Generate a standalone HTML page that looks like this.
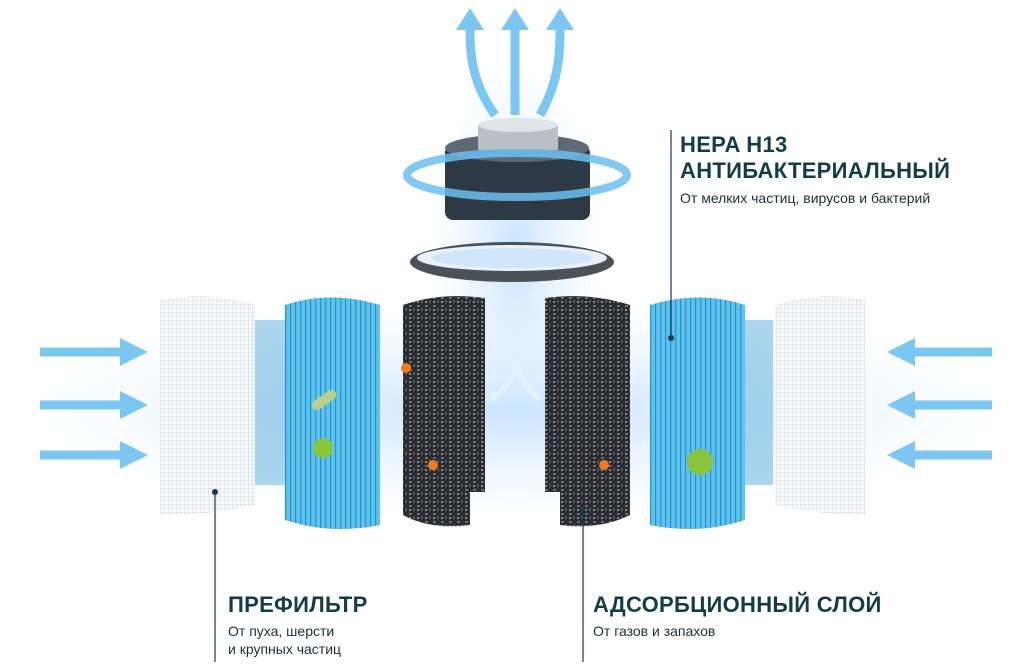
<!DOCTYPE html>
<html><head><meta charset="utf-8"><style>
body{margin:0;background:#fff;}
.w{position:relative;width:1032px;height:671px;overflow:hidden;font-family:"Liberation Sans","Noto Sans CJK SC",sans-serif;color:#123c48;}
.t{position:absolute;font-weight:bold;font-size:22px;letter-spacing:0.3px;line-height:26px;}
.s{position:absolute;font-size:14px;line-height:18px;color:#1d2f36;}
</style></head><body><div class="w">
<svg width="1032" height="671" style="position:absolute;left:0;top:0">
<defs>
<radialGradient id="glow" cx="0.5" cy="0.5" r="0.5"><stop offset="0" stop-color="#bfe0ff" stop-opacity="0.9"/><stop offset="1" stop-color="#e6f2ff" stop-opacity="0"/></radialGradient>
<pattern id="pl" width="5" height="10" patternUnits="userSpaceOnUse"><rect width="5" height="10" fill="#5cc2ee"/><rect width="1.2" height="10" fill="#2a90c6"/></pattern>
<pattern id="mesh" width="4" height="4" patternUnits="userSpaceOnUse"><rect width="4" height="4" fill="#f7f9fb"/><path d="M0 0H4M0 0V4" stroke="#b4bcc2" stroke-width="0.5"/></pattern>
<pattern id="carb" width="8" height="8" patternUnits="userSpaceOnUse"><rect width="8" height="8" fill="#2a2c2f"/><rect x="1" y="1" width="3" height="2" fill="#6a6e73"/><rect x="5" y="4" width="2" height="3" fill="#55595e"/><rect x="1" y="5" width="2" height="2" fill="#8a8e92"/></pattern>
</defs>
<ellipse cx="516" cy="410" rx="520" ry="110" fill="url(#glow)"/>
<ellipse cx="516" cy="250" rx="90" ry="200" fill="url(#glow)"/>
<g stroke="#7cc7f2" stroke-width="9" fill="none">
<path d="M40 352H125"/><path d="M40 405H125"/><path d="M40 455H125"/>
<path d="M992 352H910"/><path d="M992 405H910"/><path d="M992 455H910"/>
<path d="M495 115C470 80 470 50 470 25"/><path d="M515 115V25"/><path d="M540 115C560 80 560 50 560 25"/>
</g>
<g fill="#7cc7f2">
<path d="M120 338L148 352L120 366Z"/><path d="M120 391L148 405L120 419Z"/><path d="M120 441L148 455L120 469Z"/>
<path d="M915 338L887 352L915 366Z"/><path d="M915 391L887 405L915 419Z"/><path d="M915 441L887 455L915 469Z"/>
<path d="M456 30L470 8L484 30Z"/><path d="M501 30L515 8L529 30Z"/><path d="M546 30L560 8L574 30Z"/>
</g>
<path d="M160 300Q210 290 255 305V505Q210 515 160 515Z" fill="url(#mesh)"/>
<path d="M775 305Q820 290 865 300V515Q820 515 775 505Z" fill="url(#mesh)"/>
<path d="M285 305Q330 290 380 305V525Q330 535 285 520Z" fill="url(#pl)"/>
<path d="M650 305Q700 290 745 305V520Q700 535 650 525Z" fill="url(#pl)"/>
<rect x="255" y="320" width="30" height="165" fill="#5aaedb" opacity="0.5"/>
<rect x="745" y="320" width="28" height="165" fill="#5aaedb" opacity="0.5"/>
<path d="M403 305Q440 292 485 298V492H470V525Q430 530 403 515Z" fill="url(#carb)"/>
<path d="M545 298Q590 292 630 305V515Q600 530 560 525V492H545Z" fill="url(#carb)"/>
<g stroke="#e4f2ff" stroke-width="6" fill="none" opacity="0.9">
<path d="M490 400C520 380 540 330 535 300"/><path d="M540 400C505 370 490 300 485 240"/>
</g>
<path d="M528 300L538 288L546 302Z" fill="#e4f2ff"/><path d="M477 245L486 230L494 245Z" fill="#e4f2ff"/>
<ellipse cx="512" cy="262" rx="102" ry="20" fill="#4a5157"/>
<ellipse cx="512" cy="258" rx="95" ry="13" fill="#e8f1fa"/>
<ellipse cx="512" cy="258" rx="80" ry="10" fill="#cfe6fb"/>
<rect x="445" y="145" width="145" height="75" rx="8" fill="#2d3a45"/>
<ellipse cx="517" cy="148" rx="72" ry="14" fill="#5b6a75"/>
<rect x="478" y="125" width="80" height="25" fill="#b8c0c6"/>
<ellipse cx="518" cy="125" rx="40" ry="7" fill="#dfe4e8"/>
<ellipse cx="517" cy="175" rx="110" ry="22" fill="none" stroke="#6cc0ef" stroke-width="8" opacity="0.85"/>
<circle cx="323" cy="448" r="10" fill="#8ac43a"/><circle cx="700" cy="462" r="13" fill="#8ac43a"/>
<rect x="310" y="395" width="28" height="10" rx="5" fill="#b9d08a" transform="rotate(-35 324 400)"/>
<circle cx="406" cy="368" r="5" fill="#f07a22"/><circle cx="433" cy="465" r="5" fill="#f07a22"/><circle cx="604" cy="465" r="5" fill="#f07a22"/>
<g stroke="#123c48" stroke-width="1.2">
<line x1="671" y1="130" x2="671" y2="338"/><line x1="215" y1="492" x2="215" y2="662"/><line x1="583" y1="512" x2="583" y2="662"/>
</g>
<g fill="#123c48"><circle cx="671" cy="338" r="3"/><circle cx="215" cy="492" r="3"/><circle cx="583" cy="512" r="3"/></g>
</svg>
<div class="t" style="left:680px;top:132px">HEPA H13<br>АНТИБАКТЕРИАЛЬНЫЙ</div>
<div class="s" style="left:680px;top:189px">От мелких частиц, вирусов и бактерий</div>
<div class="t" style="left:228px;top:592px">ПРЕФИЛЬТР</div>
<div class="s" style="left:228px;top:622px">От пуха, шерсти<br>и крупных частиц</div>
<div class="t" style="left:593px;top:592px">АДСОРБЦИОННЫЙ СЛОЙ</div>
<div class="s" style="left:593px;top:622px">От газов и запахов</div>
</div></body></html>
...
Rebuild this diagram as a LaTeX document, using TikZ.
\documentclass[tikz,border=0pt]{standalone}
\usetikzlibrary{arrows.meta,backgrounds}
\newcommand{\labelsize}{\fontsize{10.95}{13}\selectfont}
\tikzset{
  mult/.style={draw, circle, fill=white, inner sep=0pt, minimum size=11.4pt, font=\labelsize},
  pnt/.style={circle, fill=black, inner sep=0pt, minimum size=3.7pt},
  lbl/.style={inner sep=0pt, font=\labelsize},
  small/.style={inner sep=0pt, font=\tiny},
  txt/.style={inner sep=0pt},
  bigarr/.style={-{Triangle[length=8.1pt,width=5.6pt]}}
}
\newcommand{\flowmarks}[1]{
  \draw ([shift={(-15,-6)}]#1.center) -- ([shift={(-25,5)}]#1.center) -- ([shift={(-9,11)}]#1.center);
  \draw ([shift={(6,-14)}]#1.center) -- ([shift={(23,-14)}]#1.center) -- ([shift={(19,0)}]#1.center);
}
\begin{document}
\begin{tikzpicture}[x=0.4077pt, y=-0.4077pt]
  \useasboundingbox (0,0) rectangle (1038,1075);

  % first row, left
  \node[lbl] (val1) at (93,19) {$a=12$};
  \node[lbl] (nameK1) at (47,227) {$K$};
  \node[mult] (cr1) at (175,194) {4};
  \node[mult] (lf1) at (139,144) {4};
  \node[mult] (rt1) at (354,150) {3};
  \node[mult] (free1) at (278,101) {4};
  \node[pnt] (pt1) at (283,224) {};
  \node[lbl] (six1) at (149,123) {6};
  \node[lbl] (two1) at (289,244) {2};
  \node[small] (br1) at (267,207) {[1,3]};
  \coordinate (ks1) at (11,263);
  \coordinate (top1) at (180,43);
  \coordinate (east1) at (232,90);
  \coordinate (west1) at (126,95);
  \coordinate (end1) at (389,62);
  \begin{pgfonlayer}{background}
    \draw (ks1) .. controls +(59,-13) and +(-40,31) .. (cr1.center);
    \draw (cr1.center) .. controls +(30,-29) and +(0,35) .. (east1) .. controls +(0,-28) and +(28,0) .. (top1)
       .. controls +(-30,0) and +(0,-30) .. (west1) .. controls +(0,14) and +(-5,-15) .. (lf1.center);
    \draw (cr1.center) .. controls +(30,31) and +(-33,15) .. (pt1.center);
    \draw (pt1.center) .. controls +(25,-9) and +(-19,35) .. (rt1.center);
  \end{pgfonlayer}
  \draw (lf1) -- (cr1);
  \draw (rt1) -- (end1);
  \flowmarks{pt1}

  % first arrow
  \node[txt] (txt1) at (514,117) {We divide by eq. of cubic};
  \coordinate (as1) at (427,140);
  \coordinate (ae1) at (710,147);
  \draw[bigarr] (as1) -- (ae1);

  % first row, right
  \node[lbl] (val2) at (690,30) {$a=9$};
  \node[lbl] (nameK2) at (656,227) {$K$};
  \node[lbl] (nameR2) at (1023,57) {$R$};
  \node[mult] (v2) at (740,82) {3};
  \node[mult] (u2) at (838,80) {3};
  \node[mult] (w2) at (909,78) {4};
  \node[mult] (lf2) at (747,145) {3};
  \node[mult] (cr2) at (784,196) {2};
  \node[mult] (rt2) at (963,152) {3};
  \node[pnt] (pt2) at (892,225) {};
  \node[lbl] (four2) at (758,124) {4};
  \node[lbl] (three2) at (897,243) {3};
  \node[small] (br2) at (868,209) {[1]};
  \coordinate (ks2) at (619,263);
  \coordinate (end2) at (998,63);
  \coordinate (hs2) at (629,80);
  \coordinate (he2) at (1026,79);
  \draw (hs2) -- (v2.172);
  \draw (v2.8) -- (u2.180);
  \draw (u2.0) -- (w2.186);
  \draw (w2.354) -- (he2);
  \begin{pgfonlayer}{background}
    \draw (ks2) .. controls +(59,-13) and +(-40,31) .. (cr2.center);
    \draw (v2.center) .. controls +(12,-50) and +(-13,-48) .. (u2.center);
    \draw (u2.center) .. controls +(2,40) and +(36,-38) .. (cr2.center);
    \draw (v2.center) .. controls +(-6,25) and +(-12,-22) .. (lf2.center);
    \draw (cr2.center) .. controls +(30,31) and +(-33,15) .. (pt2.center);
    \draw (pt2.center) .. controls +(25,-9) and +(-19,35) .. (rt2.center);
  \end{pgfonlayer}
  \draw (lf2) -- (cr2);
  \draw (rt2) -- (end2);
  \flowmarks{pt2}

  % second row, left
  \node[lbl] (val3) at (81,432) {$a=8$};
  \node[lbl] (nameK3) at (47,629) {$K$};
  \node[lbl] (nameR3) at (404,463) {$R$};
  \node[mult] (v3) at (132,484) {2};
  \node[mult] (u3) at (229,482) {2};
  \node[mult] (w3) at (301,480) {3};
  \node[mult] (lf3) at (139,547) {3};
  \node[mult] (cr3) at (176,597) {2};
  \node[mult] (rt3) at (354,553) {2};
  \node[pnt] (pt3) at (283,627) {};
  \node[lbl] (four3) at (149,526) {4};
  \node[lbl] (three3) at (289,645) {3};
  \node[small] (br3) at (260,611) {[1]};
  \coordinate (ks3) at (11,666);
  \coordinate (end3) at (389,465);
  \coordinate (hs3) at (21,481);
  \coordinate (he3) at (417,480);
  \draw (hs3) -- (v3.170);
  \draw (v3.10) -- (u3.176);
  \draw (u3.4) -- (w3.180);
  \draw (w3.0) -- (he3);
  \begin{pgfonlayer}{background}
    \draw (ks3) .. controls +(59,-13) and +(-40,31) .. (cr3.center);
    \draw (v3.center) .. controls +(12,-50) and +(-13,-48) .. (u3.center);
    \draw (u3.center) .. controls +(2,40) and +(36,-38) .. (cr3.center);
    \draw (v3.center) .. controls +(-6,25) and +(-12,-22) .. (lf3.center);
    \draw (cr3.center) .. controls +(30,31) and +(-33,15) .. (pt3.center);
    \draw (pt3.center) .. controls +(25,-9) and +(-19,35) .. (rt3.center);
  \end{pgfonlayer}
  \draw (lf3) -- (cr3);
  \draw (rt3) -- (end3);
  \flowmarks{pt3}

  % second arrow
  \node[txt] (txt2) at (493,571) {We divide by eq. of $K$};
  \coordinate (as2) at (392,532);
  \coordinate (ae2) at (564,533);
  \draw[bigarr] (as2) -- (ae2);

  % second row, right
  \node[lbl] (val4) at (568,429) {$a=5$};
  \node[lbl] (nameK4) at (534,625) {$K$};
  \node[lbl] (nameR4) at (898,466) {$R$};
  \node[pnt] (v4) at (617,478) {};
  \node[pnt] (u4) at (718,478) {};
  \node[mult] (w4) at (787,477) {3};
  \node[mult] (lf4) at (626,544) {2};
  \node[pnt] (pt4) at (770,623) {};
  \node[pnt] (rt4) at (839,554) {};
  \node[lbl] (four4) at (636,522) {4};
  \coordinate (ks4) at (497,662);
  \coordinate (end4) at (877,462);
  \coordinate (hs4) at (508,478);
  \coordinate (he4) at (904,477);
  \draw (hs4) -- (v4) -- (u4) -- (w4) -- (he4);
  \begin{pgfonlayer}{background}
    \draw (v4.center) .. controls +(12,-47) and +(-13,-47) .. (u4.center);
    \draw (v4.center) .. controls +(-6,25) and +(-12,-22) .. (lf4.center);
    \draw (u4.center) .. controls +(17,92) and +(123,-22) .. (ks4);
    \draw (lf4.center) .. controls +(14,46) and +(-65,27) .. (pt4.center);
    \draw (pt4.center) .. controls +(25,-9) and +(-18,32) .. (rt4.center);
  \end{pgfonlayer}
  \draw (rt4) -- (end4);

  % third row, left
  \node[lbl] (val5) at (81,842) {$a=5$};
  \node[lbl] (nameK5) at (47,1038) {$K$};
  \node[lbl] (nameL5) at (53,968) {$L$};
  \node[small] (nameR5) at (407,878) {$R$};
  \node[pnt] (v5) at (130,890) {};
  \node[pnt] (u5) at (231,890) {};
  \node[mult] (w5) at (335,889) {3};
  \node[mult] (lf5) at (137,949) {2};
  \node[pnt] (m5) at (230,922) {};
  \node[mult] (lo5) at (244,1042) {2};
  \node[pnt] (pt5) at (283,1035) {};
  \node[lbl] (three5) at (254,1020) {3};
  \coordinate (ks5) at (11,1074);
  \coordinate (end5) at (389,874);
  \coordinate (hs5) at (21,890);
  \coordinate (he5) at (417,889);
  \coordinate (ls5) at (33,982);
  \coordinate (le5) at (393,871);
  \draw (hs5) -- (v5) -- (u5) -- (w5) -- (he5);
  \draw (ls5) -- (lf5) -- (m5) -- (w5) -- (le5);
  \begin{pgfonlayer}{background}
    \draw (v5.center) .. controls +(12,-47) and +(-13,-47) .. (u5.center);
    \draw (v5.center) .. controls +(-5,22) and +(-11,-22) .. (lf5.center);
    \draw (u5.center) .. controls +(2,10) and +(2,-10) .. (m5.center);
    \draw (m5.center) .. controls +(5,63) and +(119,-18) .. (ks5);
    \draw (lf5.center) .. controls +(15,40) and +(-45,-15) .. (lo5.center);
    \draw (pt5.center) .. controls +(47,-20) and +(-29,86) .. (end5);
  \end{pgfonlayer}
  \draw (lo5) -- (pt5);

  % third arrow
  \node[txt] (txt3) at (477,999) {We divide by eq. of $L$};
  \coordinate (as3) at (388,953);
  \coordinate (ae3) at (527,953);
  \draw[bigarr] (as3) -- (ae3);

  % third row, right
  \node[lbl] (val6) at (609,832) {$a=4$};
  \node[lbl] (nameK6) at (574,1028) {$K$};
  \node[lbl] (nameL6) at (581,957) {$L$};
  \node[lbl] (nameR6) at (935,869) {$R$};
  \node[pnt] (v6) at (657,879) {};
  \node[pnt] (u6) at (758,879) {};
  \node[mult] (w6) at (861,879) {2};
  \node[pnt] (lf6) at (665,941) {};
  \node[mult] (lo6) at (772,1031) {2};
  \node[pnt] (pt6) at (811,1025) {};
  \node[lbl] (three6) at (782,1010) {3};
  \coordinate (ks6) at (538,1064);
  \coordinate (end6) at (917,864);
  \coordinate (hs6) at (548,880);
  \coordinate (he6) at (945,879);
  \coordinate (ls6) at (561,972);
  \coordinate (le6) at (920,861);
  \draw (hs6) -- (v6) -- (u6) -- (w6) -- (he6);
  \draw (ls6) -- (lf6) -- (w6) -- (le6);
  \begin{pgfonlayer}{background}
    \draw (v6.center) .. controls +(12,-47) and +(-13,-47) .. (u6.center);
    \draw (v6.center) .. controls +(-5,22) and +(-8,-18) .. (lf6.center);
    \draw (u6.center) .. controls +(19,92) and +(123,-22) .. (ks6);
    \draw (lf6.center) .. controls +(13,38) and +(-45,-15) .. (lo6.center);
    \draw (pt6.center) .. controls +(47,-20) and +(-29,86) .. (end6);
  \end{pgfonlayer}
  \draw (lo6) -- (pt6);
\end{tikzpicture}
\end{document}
---
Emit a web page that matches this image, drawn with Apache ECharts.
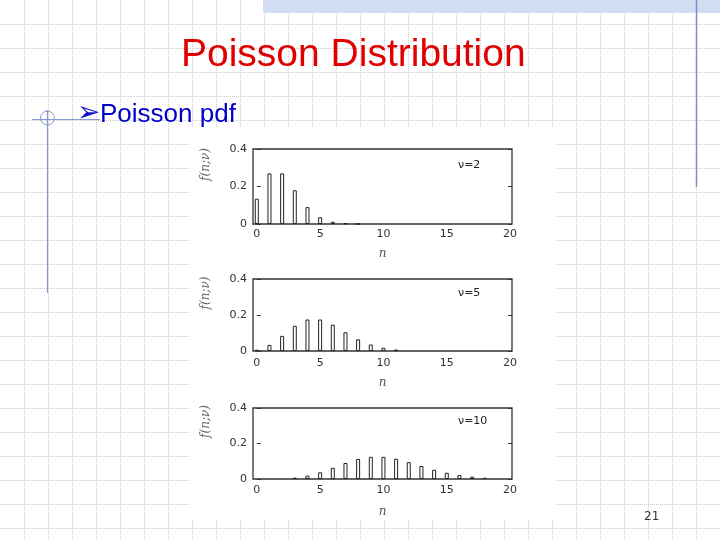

Problem to solve
Determine how many lines in the records contain "standalone", and reply with the number only.

Worked answer
2